- SHORT EXERCISE:
Give the material once more, word for word, without any images.
--- START RECORDED INFORMATION ---
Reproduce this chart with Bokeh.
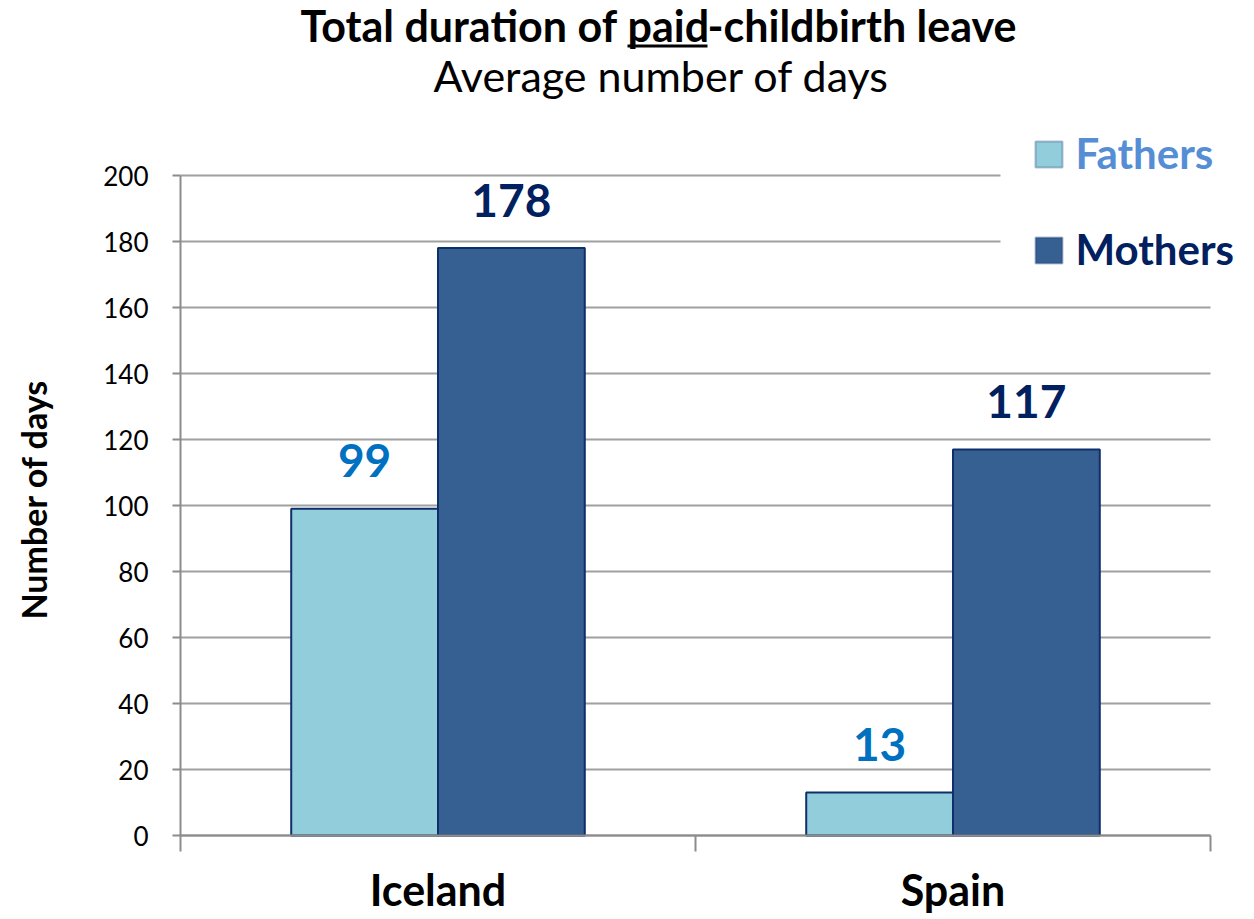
from bokeh.plotting import figure
from bokeh.models import (Range1d, FixedTicker, Label, BoxAnnotation, ColumnDataSource)
from bokeh.transform import dodge
from bokeh.core.properties import value
from bokeh.embed import file_html
from bokeh.resources import INLINE
import math

# ---- data ----
countries = ["Iceland", "Spain"]
series = ["Fathers", "Mothers"]
fathers = [99, 13]
mothers = [178, 117]
y_ticks = [0, 20, 40, 60, 80, 100, 120, 140, 160, 180, 200]
title_parts = ["Total duration of ", "paid", "-childbirth leave"]
subtitle = "Average number of days"
y_label = "Number of days"

FONT = "Lato"
W, H = 1254, 919
# axis box in page pixels; the frame covers the whole canvas, axes sit at data 0
AX_L, AX_R, AX_T, AX_B = 180, 1210, 175, 835
YMAX = 200
n = len(countries)
xc = [i + 0.5 for i in range(n)]
ppx = (AX_R - AX_L) / n          # px per category
ppy = (AX_B - AX_T) / YMAX       # px per day

src = ColumnDataSource(dict(xc=xc, country=countries, fathers=fathers, mothers=mothers,
                            f_lab=[str(v) for v in fathers],
                            m_lab=[str(v) for v in mothers]))

p = figure(width=W, height=H,
           x_range=Range1d(-AX_L / ppx, (W - AX_L) / ppx),
           y_range=Range1d(-(H - AX_B) / ppy, AX_B / ppy),
           output_backend="svg", toolbar_location=None, min_border=0)
p.outline_line_color = None
p.background_fill_color = "white"
p.border_fill_color = "white"
p.xgrid.visible = False
p.ygrid.visible = False

ya = p.yaxis[0]
ya.fixed_location = 0
ya.ticker = FixedTicker(ticks=y_ticks)
ya.bounds = (0, YMAX)
ya.axis_line_color = "#8c8c8c"
ya.axis_line_width = 2
ya.major_tick_line_color = "#8c8c8c"
ya.major_tick_line_width = 2
ya.major_tick_out = 8
ya.major_tick_in = 0
ya.minor_tick_line_color = None
ya.major_label_text_font = FONT
ya.major_label_text_font_size = "26px"
ya.major_label_text_color = "black"
ya.major_label_standoff = 24

xa = p.xaxis[0]
xa.fixed_location = 0
xa.ticker = FixedTicker(ticks=xc, minor_ticks=list(range(n + 1)))
xa.bounds = (0, n)
xa.major_label_overrides = {x: c for x, c in zip(xc, countries)}
xa.axis_line_color = "#8c8c8c"
xa.axis_line_width = 2
xa.major_tick_line_color = None
xa.major_tick_out = 0
xa.major_tick_in = 0
xa.minor_tick_line_color = "#8c8c8c"
xa.minor_tick_line_width = 2
xa.minor_tick_out = 16
xa.minor_tick_in = 0
xa.major_label_text_font = FONT
xa.major_label_text_font_style = "bold"
xa.major_label_text_font_size = "43px"
xa.major_label_text_color = "black"
xa.major_label_standoff = 12

# horizontal gridlines across the category span
p.segment(x0=0, x1=n, y0=y_ticks, y1=y_ticks, line_color="#a0a0a0", line_width=2)

BW = 0.285
OFF = 0.1425
p.vbar(x=dodge("xc", -OFF), top="fathers", width=BW, source=src,
       fill_color="#92cddc", line_color="#0f2f6b", line_width=2)
p.vbar(x=dodge("xc", OFF), top="mothers", width=BW, source=src,
       fill_color="#366092", line_color="#0f2f6b", line_width=2)

p.text(x=dodge("xc", -OFF), y="fathers", text="f_lab", source=src,
       text_align="center", text_baseline="alphabetic", y_offset=-48,
       text_font=value(FONT), text_font_style="bold", text_font_size="46px",
       text_color="#0070c0")
p.text(x=dodge("xc", OFF), y="mothers", text="m_lab", source=src,
       text_align="center", text_baseline="alphabetic", y_offset=-48,
       text_font=value(FONT), text_font_style="bold", text_font_size="46px",
       text_color="#002060")

def sy(py):
    return H - py

def lab(txt, x, y, size, align="left", bold=True, color="black", angle=0.0, base="alphabetic"):
    p.add_layout(Label(x=x, y=sy(y), x_units="screen", y_units="screen", text=txt,
                       text_align=align, text_baseline=base, angle=angle,
                       text_font=FONT, text_font_style="bold" if bold else "normal",
                       text_font_size=size, text_color=color))

def box(l, r, t, b, fill, line=None, lw=1):
    p.add_layout(BoxAnnotation(left=l, right=r, top=sy(t), bottom=sy(b),
                               left_units="screen", right_units="screen", top_units="screen",
                               bottom_units="screen", fill_color=fill, fill_alpha=1,
                               line_color=line, line_width=lw))

# y axis title
lab(y_label, 33, 499, "34px", align="center", angle=math.pi / 2, base="middle")

# title (three parts, middle underlined)
PAID_L, PAID_W = 627, 80
TB = 25
lab(title_parts[0], PAID_L, TB, "43px", align="right")
lab(title_parts[1], PAID_L, TB, "43px")
lab(title_parts[2], PAID_L + PAID_W, TB, "43px")
box(PAID_L, PAID_L + PAID_W, 44, 47, "black")
lab(subtitle, 661, 75, "43px", align="center", bold=False)

# legend (white panel hides gridlines behind it)
box(1000, W, 125, 280, "white")
leg_colors = ["#92cddc", "#366092"]
leg_text_colors = ["#558ed5", "#002060"]
leg_tops = [141, 237]
for name, fc, tc, top in zip(series, leg_colors, leg_text_colors, leg_tops):
    box(1035, 1062, top, top + 26, fc, line="#0f2f6b", lw=2)
    lab(name, 1075, top + 11, "42px", color=tc)

open("out.html", "w").write(file_html(p, INLINE))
--- END RECORDED INFORMATION ---
- TASK ANSWER:
Reproduce this chart with Bokeh.
from bokeh.plotting import figure
from bokeh.models import (Range1d, FixedTicker, Label, BoxAnnotation, ColumnDataSource)
from bokeh.transform import dodge
from bokeh.core.properties import value
from bokeh.embed import file_html
from bokeh.resources import INLINE
import math

# ---- data ----
countries = ["Iceland", "Spain"]
series = ["Fathers", "Mothers"]
fathers = [99, 13]
mothers = [178, 117]
y_ticks = [0, 20, 40, 60, 80, 100, 120, 140, 160, 180, 200]
title_parts = ["Total duration of ", "paid", "-childbirth leave"]
subtitle = "Average number of days"
y_label = "Number of days"

FONT = "Lato"
W, H = 1254, 919
# axis box in page pixels; the frame covers the whole canvas, axes sit at data 0
AX_L, AX_R, AX_T, AX_B = 180, 1210, 175, 835
YMAX = 200
n = len(countries)
xc = [i + 0.5 for i in range(n)]
ppx = (AX_R - AX_L) / n          # px per category
ppy = (AX_B - AX_T) / YMAX       # px per day

src = ColumnDataSource(dict(xc=xc, country=countries, fathers=fathers, mothers=mothers,
                            f_lab=[str(v) for v in fathers],
                            m_lab=[str(v) for v in mothers]))

p = figure(width=W, height=H,
           x_range=Range1d(-AX_L / ppx, (W - AX_L) / ppx),
           y_range=Range1d(-(H - AX_B) / ppy, AX_B / ppy),
           output_backend="svg", toolbar_location=None, min_border=0)
p.outline_line_color = None
p.background_fill_color = "white"
p.border_fill_color = "white"
p.xgrid.visible = False
p.ygrid.visible = False

ya = p.yaxis[0]
ya.fixed_location = 0
ya.ticker = FixedTicker(ticks=y_ticks)
ya.bounds = (0, YMAX)
ya.axis_line_color = "#8c8c8c"
ya.axis_line_width = 2
ya.major_tick_line_color = "#8c8c8c"
ya.major_tick_line_width = 2
ya.major_tick_out = 8
ya.major_tick_in = 0
ya.minor_tick_line_color = None
ya.major_label_text_font = FONT
ya.major_label_text_font_size = "26px"
ya.major_label_text_color = "black"
ya.major_label_standoff = 24

xa = p.xaxis[0]
xa.fixed_location = 0
xa.ticker = FixedTicker(ticks=xc, minor_ticks=list(range(n + 1)))
xa.bounds = (0, n)
xa.major_label_overrides = {x: c for x, c in zip(xc, countries)}
xa.axis_line_color = "#8c8c8c"
xa.axis_line_width = 2
xa.major_tick_line_color = None
xa.major_tick_out = 0
xa.major_tick_in = 0
xa.minor_tick_line_color = "#8c8c8c"
xa.minor_tick_line_width = 2
xa.minor_tick_out = 16
xa.minor_tick_in = 0
xa.major_label_text_font = FONT
xa.major_label_text_font_style = "bold"
xa.major_label_text_font_size = "43px"
xa.major_label_text_color = "black"
xa.major_label_standoff = 12

# horizontal gridlines across the category span
p.segment(x0=0, x1=n, y0=y_ticks, y1=y_ticks, line_color="#a0a0a0", line_width=2)

BW = 0.285
OFF = 0.1425
p.vbar(x=dodge("xc", -OFF), top="fathers", width=BW, source=src,
       fill_color="#92cddc", line_color="#0f2f6b", line_width=2)
p.vbar(x=dodge("xc", OFF), top="mothers", width=BW, source=src,
       fill_color="#366092", line_color="#0f2f6b", line_width=2)

p.text(x=dodge("xc", -OFF), y="fathers", text="f_lab", source=src,
       text_align="center", text_baseline="alphabetic", y_offset=-48,
       text_font=value(FONT), text_font_style="bold", text_font_size="46px",
       text_color="#0070c0")
p.text(x=dodge("xc", OFF), y="mothers", text="m_lab", source=src,
       text_align="center", text_baseline="alphabetic", y_offset=-48,
       text_font=value(FONT), text_font_style="bold", text_font_size="46px",
       text_color="#002060")

def sy(py):
    return H - py

def lab(txt, x, y, size, align="left", bold=True, color="black", angle=0.0, base="alphabetic"):
    p.add_layout(Label(x=x, y=sy(y), x_units="screen", y_units="screen", text=txt,
                       text_align=align, text_baseline=base, angle=angle,
                       text_font=FONT, text_font_style="bold" if bold else "normal",
                       text_font_size=size, text_color=color))

def box(l, r, t, b, fill, line=None, lw=1):
    p.add_layout(BoxAnnotation(left=l, right=r, top=sy(t), bottom=sy(b),
                               left_units="screen", right_units="screen", top_units="screen",
                               bottom_units="screen", fill_color=fill, fill_alpha=1,
                               line_color=line, line_width=lw))

# y axis title
lab(y_label, 33, 499, "34px", align="center", angle=math.pi / 2, base="middle")

# title (three parts, middle underlined)
PAID_L, PAID_W = 627, 80
TB = 25
lab(title_parts[0], PAID_L, TB, "43px", align="right")
lab(title_parts[1], PAID_L, TB, "43px")
lab(title_parts[2], PAID_L + PAID_W, TB, "43px")
box(PAID_L, PAID_L + PAID_W, 44, 47, "black")
lab(subtitle, 661, 75, "43px", align="center", bold=False)

# legend (white panel hides gridlines behind it)
box(1000, W, 125, 280, "white")
leg_colors = ["#92cddc", "#366092"]
leg_text_colors = ["#558ed5", "#002060"]
leg_tops = [141, 237]
for name, fc, tc, top in zip(series, leg_colors, leg_text_colors, leg_tops):
    box(1035, 1062, top, top + 26, fc, line="#0f2f6b", lw=2)
    lab(name, 1075, top + 11, "42px", color=tc)

open("out.html", "w").write(file_html(p, INLINE))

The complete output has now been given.